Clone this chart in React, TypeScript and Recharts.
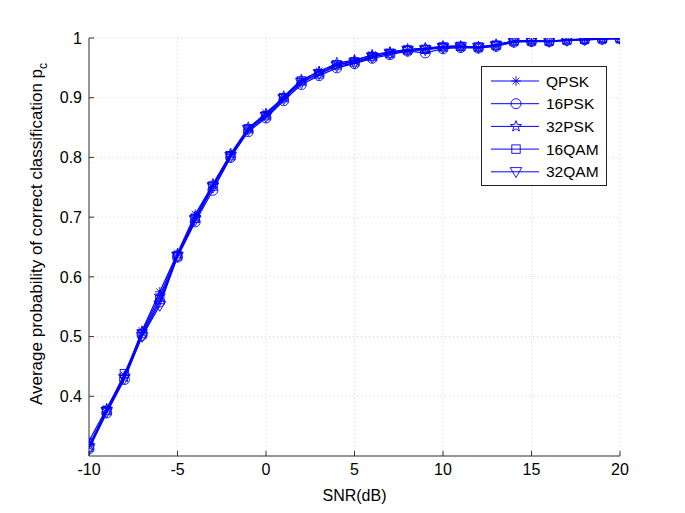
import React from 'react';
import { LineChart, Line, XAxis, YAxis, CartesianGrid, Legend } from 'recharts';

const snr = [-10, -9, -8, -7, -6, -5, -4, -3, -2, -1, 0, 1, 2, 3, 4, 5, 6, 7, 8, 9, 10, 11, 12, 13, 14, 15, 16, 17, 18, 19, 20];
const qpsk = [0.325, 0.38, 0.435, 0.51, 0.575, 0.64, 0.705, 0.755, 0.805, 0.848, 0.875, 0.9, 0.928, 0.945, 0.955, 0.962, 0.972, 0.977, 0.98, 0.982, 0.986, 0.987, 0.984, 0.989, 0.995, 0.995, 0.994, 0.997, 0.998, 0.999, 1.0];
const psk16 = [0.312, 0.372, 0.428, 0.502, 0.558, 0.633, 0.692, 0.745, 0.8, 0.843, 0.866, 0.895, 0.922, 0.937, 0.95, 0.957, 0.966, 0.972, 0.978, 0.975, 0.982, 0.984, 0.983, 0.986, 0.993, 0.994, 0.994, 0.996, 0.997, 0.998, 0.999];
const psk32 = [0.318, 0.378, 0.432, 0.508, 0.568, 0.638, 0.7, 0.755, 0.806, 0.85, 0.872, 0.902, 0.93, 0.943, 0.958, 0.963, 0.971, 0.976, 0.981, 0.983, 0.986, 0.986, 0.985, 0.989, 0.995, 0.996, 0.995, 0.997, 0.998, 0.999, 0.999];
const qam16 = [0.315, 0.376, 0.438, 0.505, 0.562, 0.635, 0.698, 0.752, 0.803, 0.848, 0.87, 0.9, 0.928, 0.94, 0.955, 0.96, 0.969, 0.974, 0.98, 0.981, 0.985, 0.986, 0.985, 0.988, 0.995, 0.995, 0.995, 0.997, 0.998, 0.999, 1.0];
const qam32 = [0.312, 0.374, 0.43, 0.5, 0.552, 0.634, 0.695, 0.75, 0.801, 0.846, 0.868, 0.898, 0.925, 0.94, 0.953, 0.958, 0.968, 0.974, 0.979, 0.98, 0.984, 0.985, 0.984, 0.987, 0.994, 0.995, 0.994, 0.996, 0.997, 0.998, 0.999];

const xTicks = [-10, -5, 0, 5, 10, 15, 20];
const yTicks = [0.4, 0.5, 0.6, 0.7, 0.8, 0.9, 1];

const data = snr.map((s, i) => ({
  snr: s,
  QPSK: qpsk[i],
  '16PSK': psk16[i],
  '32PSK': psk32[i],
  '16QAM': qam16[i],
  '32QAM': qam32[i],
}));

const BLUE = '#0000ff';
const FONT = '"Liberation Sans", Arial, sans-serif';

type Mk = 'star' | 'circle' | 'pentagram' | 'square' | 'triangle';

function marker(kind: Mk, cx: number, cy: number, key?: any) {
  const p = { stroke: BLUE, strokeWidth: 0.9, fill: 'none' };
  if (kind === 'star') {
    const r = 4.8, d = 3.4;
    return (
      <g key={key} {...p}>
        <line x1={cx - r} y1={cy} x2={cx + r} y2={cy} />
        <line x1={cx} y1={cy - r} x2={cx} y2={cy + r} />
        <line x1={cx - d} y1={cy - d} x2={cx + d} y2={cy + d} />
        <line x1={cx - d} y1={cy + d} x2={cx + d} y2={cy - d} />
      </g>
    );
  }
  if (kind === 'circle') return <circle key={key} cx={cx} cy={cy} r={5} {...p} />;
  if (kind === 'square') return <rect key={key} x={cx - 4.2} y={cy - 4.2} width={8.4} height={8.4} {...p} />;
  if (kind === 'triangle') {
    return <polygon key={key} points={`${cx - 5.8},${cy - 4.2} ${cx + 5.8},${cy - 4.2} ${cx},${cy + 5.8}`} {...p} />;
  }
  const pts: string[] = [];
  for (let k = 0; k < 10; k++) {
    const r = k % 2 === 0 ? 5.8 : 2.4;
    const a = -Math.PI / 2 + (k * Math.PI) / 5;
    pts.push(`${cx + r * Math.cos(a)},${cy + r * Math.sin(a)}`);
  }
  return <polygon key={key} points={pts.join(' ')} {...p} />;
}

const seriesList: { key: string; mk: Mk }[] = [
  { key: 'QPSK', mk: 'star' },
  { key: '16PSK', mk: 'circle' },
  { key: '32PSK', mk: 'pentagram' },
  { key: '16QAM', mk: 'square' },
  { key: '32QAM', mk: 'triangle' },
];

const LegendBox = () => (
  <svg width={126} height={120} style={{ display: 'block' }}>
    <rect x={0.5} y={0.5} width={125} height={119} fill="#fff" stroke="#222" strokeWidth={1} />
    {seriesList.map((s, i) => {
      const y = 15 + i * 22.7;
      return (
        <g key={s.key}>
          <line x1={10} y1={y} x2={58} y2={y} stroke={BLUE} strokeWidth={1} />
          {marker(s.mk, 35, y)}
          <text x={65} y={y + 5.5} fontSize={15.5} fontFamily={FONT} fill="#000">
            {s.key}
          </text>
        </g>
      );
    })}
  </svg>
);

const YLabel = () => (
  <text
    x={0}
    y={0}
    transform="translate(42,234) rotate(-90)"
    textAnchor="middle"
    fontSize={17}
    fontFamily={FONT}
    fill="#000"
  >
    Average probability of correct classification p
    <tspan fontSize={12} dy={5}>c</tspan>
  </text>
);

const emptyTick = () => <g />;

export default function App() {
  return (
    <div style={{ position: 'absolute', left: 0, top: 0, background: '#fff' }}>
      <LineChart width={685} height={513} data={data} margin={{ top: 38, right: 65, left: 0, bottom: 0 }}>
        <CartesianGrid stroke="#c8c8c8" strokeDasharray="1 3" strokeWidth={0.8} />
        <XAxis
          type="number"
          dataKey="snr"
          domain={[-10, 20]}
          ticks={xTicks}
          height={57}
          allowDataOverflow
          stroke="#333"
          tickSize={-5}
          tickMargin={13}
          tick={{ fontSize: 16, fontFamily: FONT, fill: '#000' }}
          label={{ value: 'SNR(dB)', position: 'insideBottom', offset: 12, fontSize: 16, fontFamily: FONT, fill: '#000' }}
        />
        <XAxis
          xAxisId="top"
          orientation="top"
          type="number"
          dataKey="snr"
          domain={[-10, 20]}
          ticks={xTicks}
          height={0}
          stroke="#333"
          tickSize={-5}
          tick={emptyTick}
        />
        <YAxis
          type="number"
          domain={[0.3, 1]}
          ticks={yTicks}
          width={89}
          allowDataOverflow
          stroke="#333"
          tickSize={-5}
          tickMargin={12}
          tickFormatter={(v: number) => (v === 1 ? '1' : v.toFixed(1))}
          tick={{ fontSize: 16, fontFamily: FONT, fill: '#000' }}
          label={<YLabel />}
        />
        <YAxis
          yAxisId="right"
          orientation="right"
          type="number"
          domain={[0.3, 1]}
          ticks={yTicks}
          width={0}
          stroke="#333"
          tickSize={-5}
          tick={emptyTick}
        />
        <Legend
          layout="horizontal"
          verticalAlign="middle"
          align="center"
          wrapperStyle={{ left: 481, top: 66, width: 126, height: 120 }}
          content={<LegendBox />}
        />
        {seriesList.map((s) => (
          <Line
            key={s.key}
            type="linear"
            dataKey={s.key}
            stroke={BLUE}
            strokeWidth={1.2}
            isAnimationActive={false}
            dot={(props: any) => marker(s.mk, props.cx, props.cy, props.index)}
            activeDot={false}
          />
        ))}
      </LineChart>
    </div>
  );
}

——————————

### Your instructions
Repeat, exactly and in full, each line from the start of the data to the line that contains "YAxis, CartesianGrid, Legend". Pictures do not go in.

### Written reply
Clone this chart in React, TypeScript and Recharts.
import React from 'react';
import { LineChart, Line, XAxis, YAxis, CartesianGrid, Legend } from 'recharts';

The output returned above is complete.